__Problem__
Repeat every line of the listing below exactly, minus the pictures.

__Source excerpt__

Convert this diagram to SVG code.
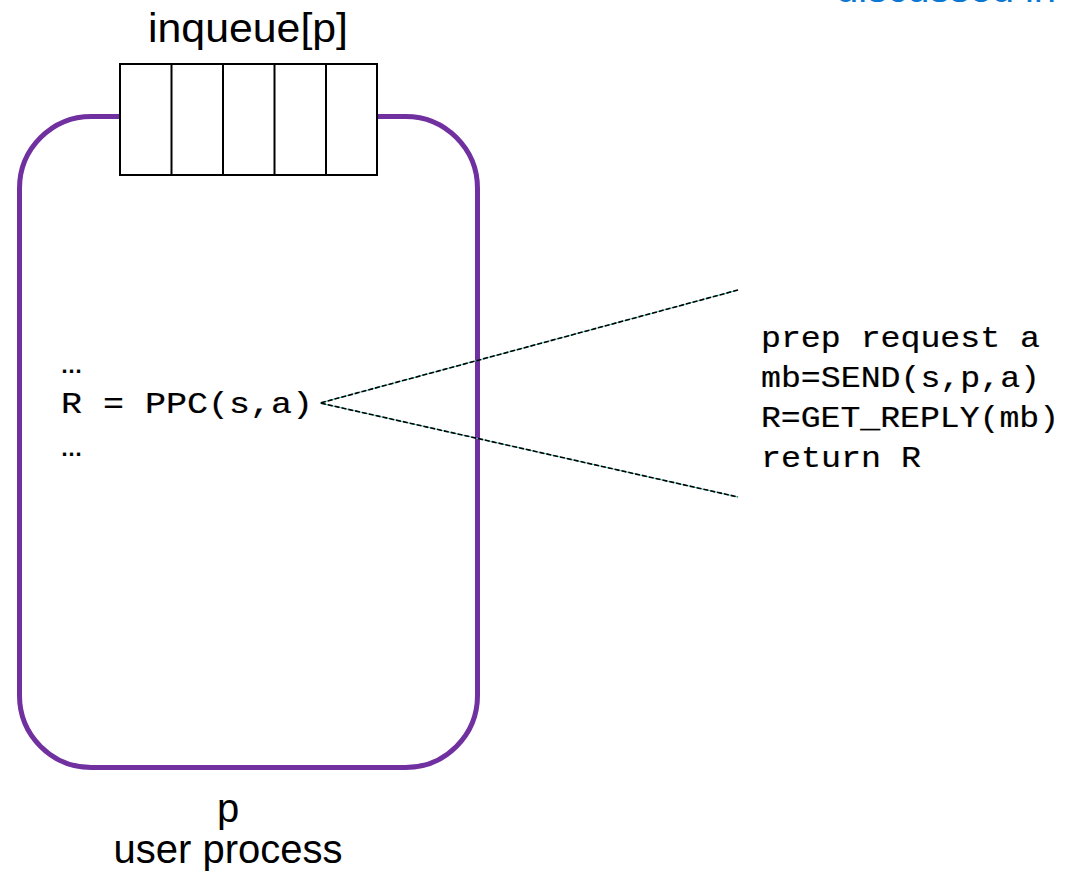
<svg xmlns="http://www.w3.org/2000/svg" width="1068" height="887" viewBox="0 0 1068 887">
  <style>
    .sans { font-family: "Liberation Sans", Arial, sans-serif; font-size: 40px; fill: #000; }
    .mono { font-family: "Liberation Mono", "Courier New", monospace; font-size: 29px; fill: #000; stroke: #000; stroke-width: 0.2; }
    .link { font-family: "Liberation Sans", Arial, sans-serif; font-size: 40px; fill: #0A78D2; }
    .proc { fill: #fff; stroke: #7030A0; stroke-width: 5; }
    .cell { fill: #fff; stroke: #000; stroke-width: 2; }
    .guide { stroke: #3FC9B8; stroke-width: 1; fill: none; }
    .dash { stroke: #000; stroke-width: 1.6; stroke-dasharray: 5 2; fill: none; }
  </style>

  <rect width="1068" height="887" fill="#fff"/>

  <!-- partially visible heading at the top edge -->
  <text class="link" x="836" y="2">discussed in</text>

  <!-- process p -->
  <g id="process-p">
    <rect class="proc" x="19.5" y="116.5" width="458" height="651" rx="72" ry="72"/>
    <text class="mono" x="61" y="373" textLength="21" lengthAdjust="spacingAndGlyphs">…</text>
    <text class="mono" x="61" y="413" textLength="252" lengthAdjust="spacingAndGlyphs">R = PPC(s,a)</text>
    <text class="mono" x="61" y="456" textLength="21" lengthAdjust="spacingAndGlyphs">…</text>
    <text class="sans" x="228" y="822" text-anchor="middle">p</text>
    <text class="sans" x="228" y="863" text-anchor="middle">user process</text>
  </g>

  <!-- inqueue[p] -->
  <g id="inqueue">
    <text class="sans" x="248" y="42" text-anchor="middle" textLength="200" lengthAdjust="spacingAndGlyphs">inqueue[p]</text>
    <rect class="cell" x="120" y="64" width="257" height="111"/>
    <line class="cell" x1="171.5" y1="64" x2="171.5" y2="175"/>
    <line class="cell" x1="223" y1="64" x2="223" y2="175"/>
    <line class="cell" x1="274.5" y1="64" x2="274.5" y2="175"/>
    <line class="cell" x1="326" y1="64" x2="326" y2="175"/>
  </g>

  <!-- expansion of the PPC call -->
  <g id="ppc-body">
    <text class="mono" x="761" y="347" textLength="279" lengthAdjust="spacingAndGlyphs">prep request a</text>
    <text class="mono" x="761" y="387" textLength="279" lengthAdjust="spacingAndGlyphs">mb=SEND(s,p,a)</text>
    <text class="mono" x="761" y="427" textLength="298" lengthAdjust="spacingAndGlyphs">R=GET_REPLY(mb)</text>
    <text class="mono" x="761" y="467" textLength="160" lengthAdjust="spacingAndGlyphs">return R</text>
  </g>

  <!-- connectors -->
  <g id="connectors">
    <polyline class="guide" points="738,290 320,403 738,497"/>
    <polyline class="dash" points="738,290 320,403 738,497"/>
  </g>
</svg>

__Exercise output__
Convert this diagram to SVG code.
<svg xmlns="http://www.w3.org/2000/svg" width="1068" height="887" viewBox="0 0 1068 887">
  <style>
    .sans { font-family: "Liberation Sans", Arial, sans-serif; font-size: 40px; fill: #000; }
    .mono { font-family: "Liberation Mono", "Courier New", monospace; font-size: 29px; fill: #000; stroke: #000; stroke-width: 0.2; }
    .link { font-family: "Liberation Sans", Arial, sans-serif; font-size: 40px; fill: #0A78D2; }
    .proc { fill: #fff; stroke: #7030A0; stroke-width: 5; }
    .cell { fill: #fff; stroke: #000; stroke-width: 2; }
    .guide { stroke: #3FC9B8; stroke-width: 1; fill: none; }
    .dash { stroke: #000; stroke-width: 1.6; stroke-dasharray: 5 2; fill: none; }
  </style>

  <rect width="1068" height="887" fill="#fff"/>

  <!-- partially visible heading at the top edge -->
  <text class="link" x="836" y="2">discussed in</text>

  <!-- process p -->
  <g id="process-p">
    <rect class="proc" x="19.5" y="116.5" width="458" height="651" rx="72" ry="72"/>
    <text class="mono" x="61" y="373" textLength="21" lengthAdjust="spacingAndGlyphs">…</text>
    <text class="mono" x="61" y="413" textLength="252" lengthAdjust="spacingAndGlyphs">R = PPC(s,a)</text>
    <text class="mono" x="61" y="456" textLength="21" lengthAdjust="spacingAndGlyphs">…</text>
    <text class="sans" x="228" y="822" text-anchor="middle">p</text>
    <text class="sans" x="228" y="863" text-anchor="middle">user process</text>
  </g>

  <!-- inqueue[p] -->
  <g id="inqueue">
    <text class="sans" x="248" y="42" text-anchor="middle" textLength="200" lengthAdjust="spacingAndGlyphs">inqueue[p]</text>
    <rect class="cell" x="120" y="64" width="257" height="111"/>
    <line class="cell" x1="171.5" y1="64" x2="171.5" y2="175"/>
    <line class="cell" x1="223" y1="64" x2="223" y2="175"/>
    <line class="cell" x1="274.5" y1="64" x2="274.5" y2="175"/>
    <line class="cell" x1="326" y1="64" x2="326" y2="175"/>
  </g>

  <!-- expansion of the PPC call -->
  <g id="ppc-body">
    <text class="mono" x="761" y="347" textLength="279" lengthAdjust="spacingAndGlyphs">prep request a</text>
    <text class="mono" x="761" y="387" textLength="279" lengthAdjust="spacingAndGlyphs">mb=SEND(s,p,a)</text>
    <text class="mono" x="761" y="427" textLength="298" lengthAdjust="spacingAndGlyphs">R=GET_REPLY(mb)</text>
    <text class="mono" x="761" y="467" textLength="160" lengthAdjust="spacingAndGlyphs">return R</text>
  </g>

  <!-- connectors -->
  <g id="connectors">
    <polyline class="guide" points="738,290 320,403 738,497"/>
    <polyline class="dash" points="738,290 320,403 738,497"/>
  </g>
</svg>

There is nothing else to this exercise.